(Figure scripts)
----
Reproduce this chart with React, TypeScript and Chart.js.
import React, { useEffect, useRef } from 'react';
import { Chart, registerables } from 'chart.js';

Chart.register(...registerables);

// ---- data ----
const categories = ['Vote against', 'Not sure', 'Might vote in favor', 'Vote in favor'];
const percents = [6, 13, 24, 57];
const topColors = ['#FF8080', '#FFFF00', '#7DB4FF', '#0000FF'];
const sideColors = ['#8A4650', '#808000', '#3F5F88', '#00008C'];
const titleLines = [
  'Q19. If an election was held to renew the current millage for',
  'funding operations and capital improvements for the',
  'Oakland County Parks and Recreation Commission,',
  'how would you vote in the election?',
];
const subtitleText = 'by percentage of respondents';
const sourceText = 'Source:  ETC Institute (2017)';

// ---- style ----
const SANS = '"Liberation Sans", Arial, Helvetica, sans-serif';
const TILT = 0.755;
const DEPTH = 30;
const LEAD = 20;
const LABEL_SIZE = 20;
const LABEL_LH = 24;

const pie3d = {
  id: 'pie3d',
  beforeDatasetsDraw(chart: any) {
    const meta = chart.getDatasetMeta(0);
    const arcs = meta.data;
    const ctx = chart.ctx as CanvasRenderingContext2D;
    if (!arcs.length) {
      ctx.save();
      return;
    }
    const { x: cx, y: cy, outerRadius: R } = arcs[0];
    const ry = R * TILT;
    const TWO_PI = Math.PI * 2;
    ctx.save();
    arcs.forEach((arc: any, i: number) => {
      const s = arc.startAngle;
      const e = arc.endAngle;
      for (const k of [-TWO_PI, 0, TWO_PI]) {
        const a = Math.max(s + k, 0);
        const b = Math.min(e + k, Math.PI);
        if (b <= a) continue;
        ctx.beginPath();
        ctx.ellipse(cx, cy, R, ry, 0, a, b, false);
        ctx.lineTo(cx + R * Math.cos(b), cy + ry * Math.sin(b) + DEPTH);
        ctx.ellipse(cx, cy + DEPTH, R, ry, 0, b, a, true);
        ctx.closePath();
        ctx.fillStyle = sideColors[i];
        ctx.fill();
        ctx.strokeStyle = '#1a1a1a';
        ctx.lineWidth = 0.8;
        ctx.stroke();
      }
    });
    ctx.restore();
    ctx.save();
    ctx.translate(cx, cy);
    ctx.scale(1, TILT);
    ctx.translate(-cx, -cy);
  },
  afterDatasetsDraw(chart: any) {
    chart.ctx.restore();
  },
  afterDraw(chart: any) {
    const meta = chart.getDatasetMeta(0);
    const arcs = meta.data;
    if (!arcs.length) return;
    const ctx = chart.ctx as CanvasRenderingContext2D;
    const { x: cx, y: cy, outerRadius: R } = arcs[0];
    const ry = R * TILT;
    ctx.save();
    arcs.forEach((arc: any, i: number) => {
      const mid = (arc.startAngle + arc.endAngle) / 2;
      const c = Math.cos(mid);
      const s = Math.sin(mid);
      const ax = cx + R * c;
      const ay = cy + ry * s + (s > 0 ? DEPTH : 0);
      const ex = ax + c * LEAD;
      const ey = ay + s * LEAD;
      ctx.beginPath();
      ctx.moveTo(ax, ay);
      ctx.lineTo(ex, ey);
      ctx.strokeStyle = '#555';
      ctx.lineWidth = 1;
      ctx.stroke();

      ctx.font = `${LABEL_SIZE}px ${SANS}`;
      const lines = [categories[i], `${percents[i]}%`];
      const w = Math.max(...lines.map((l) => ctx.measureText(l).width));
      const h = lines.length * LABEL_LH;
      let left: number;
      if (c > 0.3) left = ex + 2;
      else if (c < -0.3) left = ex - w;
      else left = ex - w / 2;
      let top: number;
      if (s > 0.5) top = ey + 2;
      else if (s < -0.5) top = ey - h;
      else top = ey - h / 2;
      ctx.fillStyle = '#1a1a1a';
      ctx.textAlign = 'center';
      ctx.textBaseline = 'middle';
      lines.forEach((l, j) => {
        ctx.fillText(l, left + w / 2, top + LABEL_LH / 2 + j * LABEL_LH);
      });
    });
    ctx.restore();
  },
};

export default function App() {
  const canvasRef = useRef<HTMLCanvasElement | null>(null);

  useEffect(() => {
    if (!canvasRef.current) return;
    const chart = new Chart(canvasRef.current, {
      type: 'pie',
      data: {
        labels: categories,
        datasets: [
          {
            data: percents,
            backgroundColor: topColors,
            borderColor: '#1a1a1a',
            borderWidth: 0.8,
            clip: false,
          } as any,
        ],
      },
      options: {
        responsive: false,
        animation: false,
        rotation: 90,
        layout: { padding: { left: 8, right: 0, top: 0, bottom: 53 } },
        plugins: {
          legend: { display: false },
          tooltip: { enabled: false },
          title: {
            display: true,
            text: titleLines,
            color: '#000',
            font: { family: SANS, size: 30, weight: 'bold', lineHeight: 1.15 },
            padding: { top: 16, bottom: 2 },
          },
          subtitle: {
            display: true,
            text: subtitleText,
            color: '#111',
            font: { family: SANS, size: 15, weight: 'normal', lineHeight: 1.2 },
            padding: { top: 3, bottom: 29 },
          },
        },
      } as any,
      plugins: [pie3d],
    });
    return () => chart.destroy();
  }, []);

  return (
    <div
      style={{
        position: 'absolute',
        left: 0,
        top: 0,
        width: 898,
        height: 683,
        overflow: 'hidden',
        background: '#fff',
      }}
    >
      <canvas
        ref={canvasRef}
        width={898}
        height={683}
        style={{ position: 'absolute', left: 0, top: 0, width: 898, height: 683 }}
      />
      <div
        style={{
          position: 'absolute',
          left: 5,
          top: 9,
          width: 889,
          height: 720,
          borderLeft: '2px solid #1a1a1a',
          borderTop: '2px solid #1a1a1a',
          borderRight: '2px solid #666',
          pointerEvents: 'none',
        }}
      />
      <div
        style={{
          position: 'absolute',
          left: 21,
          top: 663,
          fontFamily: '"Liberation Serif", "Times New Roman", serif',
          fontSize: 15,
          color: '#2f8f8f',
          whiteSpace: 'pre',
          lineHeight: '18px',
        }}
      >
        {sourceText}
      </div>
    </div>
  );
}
----
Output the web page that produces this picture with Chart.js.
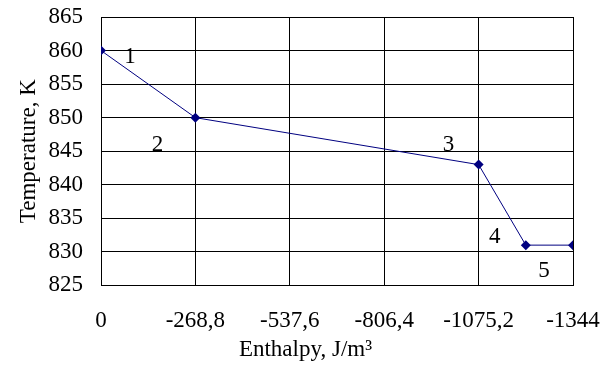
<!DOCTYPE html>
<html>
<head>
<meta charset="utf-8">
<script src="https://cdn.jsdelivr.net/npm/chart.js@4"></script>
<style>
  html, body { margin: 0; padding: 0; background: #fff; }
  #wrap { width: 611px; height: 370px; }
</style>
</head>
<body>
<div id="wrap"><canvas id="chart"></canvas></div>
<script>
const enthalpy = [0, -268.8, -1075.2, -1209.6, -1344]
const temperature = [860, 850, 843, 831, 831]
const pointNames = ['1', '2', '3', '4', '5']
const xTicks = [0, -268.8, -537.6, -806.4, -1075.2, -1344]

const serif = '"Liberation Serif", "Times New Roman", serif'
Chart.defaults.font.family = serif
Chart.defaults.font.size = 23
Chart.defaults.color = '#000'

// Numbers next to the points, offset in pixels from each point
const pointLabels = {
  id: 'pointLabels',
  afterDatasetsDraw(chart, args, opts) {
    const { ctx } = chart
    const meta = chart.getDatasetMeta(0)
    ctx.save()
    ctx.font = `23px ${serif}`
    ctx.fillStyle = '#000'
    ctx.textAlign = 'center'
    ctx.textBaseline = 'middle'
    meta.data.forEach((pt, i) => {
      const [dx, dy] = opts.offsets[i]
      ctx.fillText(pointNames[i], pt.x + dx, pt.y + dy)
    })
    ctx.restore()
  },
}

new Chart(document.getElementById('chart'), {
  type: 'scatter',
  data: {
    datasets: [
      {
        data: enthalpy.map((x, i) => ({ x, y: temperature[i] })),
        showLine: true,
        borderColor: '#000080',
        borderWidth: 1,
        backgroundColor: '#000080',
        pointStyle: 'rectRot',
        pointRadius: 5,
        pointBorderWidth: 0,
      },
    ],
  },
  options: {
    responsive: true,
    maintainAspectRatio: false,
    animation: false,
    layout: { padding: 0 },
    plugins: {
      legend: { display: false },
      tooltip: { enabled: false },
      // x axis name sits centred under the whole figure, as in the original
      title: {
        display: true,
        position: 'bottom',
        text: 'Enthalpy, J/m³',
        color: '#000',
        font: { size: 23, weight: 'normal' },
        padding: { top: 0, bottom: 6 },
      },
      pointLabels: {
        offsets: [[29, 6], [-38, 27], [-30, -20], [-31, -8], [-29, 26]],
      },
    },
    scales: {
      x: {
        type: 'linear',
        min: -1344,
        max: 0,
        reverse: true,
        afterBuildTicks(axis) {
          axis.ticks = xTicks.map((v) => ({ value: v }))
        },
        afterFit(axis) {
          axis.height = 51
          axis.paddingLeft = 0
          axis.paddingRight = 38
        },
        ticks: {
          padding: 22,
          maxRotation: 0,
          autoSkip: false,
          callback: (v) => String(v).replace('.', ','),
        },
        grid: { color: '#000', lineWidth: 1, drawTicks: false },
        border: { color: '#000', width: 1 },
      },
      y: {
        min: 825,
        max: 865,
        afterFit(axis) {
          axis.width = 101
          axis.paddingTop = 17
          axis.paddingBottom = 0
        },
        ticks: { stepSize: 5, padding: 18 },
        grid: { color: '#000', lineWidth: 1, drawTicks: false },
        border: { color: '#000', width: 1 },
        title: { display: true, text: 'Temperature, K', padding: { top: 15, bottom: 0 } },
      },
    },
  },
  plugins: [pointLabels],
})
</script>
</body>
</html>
----
*What the task asks*: In the listing above, find the line with "Reproduce this chart" and the line with "Chart.register(...registerables);", then print exactly those two lines and every line between them, and nothing more.

*Reply*:
Reproduce this chart with React, TypeScript and Chart.js.
import React, { useEffect, useRef } from 'react';
import { Chart, registerables } from 'chart.js';

Chart.register(...registerables);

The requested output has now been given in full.